** Begin **

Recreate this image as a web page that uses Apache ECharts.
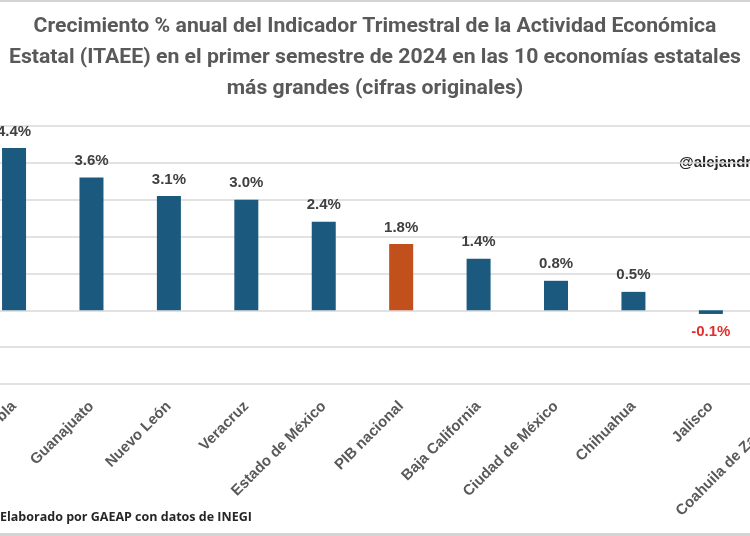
<!DOCTYPE html>
<html>
<head>
<meta charset="utf-8">
<script src="https://cdn.jsdelivr.net/npm/echarts@6/dist/echarts.min.js"></script>
<style>
  html, body { margin: 0; padding: 0; background: #ffffff; overflow: hidden; }
  body { width: 750px; height: 536px; position: relative; }
  /* the reference is cropped on both sides, so the chart box is wider than the page */
  #chart { position: absolute; left: -28px; top: 0; width: 855px; height: 536px; }
</style>
</head>
<body>
<div id="chart"></div>
<script>
// Datos: crecimiento % anual ITAEE, primer semestre 2024
const categories = ['Puebla', 'Guanajuato', 'Nuevo León', 'Veracruz', 'Estado de México', 'PIB nacional',
  'Baja California', 'Ciudad de México', 'Chihuahua', 'Jalisco', 'Coahuila de Zaragoza']
// Coahuila queda fuera del recorte de la imagen: sin valor legible
const growth = [4.4, 3.6, 3.1, 3.0, 2.4, 1.8, 1.4, 0.8, 0.5, -0.1, null]
const yTicks = { min: -2, max: 5, step: 1 }

const titleLines = [
  'Crecimiento % anual del Indicador Trimestral de la Actividad Económica',
  'Estatal (ITAEE) en el primer semestre de 2024 en las 10 economías estatales',
  'más grandes (cifras originales)'
]

const BLUE = '#1b5a7e'
const ORANGE = '#c1501c'
const RED = '#e0302c'
const OFFSET = 28 // page x = chart x - OFFSET

// condensed title: squeeze Roboto so the widest line is ~732px like the original
const TITLE_FONT = 'bold 21px Roboto'
const ctx = document.createElement('canvas').getContext('2d')
ctx.font = TITLE_FONT
const widest = Math.max(...titleLines.map(t => ctx.measureText(t).width))
const titleScale = 732 / widest

const chart = echarts.init(document.getElementById('chart'))

const barData = growth.map((v, i) => {
  const item = {
    value: v,
    itemStyle: { color: categories[i] === 'PIB nacional' ? ORANGE : BLUE }
  }
  if (v != null && v < 0) {
    item.label = { position: 'bottom', color: RED, distance: 10 }
  }
  return item
})

const option = {
  backgroundColor: '#ffffff',
  grid: {
    left: 0,
    right: 0,
    top: 126,
    bottom: 152
  },
  xAxis: {
    type: 'category',
    data: categories,
    axisLine: { show: false },
    axisTick: { show: false },
    axisLabel: {
      interval: 0,
      rotate: 45,
      margin: 20,
      fontFamily: 'Liberation Sans',
      fontWeight: 'bold',
      fontSize: 15,
      color: '#595959'
    }
  },
  yAxis: {
    type: 'value',
    min: yTicks.min,
    max: yTicks.max,
    interval: yTicks.step,
    axisLabel: { show: false },
    axisLine: { show: false },
    axisTick: { show: false },
    splitLine: { lineStyle: { color: '#d9d9d9', width: 1.5 } }
  },
  series: [
    {
      type: 'bar',
      data: barData,
      barWidth: 24,
      label: {
        show: true,
        position: 'top',
        distance: 9,
        formatter: p => (p.value == null ? '' : p.value.toFixed(1) + '%'),
        fontFamily: 'Liberation Sans',
        fontWeight: 'bold',
        fontSize: 15,
        color: '#404040'
      }
    }
  ],
  graphic: [
    { type: 'rect', left: 0, top: 0, shape: { width: 855, height: 2 }, style: { fill: '#d4d4d4' } },
    { type: 'rect', left: 0, top: 533, shape: { width: 855, height: 3 }, style: { fill: '#d4d4d4' } },
    {
      type: 'text',
      x: 375 + OFFSET,
      y: 11,
      scaleX: titleScale,
      style: {
        text: titleLines.join('\n'),
        font: TITLE_FONT,
        lineHeight: 31,
        fill: '#595959',
        align: 'center'
      }
    },
    {
      type: 'text',
      x: 677 + OFFSET,
      y: 153,
      style: {
        text: '@alejandro',
        font: 'bold 15px "Liberation Sans"',
        fill: '#262626',
        backgroundColor: '#ffffff',
        padding: [2, 2]
      }
    },
    {
      type: 'text',
      x: OFFSET,
      y: 511,
      style: {
        text: 'Elaborado por GAEAP con datos de INEGI',
        font: 'bold 12.5px "Open Sans"',
        fill: '#262626'
      }
    }
  ]
}

chart.setOption(option)
</script>
</body>
</html>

** End **

| Task objective |
Transcribe all of the material exactly, leaving out whatever pictures it contains.

| Worked answer |
Recreate this image as a web page that uses Apache ECharts.
<!DOCTYPE html>
<html>
<head>
<meta charset="utf-8">
<script src="https://cdn.jsdelivr.net/npm/echarts@6/dist/echarts.min.js"></script>
<style>
  html, body { margin: 0; padding: 0; background: #ffffff; overflow: hidden; }
  body { width: 750px; height: 536px; position: relative; }
  /* the reference is cropped on both sides, so the chart box is wider than the page */
  #chart { position: absolute; left: -28px; top: 0; width: 855px; height: 536px; }
</style>
</head>
<body>
<div id="chart"></div>
<script>
// Datos: crecimiento % anual ITAEE, primer semestre 2024
const categories = ['Puebla', 'Guanajuato', 'Nuevo León', 'Veracruz', 'Estado de México', 'PIB nacional',
  'Baja California', 'Ciudad de México', 'Chihuahua', 'Jalisco', 'Coahuila de Zaragoza']
// Coahuila queda fuera del recorte de la imagen: sin valor legible
const growth = [4.4, 3.6, 3.1, 3.0, 2.4, 1.8, 1.4, 0.8, 0.5, -0.1, null]
const yTicks = { min: -2, max: 5, step: 1 }

const titleLines = [
  'Crecimiento % anual del Indicador Trimestral de la Actividad Económica',
  'Estatal (ITAEE) en el primer semestre de 2024 en las 10 economías estatales',
  'más grandes (cifras originales)'
]

const BLUE = '#1b5a7e'
const ORANGE = '#c1501c'
const RED = '#e0302c'
const OFFSET = 28 // page x = chart x - OFFSET

// condensed title: squeeze Roboto so the widest line is ~732px like the original
const TITLE_FONT = 'bold 21px Roboto'
const ctx = document.createElement('canvas').getContext('2d')
ctx.font = TITLE_FONT
const widest = Math.max(...titleLines.map(t => ctx.measureText(t).width))
const titleScale = 732 / widest

const chart = echarts.init(document.getElementById('chart'))

const barData = growth.map((v, i) => {
  const item = {
    value: v,
    itemStyle: { color: categories[i] === 'PIB nacional' ? ORANGE : BLUE }
  }
  if (v != null && v < 0) {
    item.label = { position: 'bottom', color: RED, distance: 10 }
  }
  return item
})

const option = {
  backgroundColor: '#ffffff',
  grid: {
    left: 0,
    right: 0,
    top: 126,
    bottom: 152
  },
  xAxis: {
    type: 'category',
    data: categories,
    axisLine: { show: false },
    axisTick: { show: false },
    axisLabel: {
      interval: 0,
      rotate: 45,
      margin: 20,
      fontFamily: 'Liberation Sans',
      fontWeight: 'bold',
      fontSize: 15,
      color: '#595959'
    }
  },
  yAxis: {
    type: 'value',
    min: yTicks.min,
    max: yTicks.max,
    interval: yTicks.step,
    axisLabel: { show: false },
    axisLine: { show: false },
    axisTick: { show: false },
    splitLine: { lineStyle: { color: '#d9d9d9', width: 1.5 } }
  },
  series: [
    {
      type: 'bar',
      data: barData,
      barWidth: 24,
      label: {
        show: true,
        position: 'top',
        distance: 9,
        formatter: p => (p.value == null ? '' : p.value.toFixed(1) + '%'),
        fontFamily: 'Liberation Sans',
        fontWeight: 'bold',
        fontSize: 15,
        color: '#404040'
      }
    }
  ],
  graphic: [
    { type: 'rect', left: 0, top: 0, shape: { width: 855, height: 2 }, style: { fill: '#d4d4d4' } },
    { type: 'rect', left: 0, top: 533, shape: { width: 855, height: 3 }, style: { fill: '#d4d4d4' } },
    {
      type: 'text',
      x: 375 + OFFSET,
      y: 11,
      scaleX: titleScale,
      style: {
        text: titleLines.join('\n'),
        font: TITLE_FONT,
        lineHeight: 31,
        fill: '#595959',
        align: 'center'
      }
    },
    {
      type: 'text',
      x: 677 + OFFSET,
      y: 153,
      style: {
        text: '@alejandro',
        font: 'bold 15px "Liberation Sans"',
        fill: '#262626',
        backgroundColor: '#ffffff',
        padding: [2, 2]
      }
    },
    {
      type: 'text',
      x: OFFSET,
      y: 511,
      style: {
        text: 'Elaborado por GAEAP con datos de INEGI',
        font: 'bold 12.5px "Open Sans"',
        fill: '#262626'
      }
    }
  ]
}

chart.setOption(option)
</script>
</body>
</html>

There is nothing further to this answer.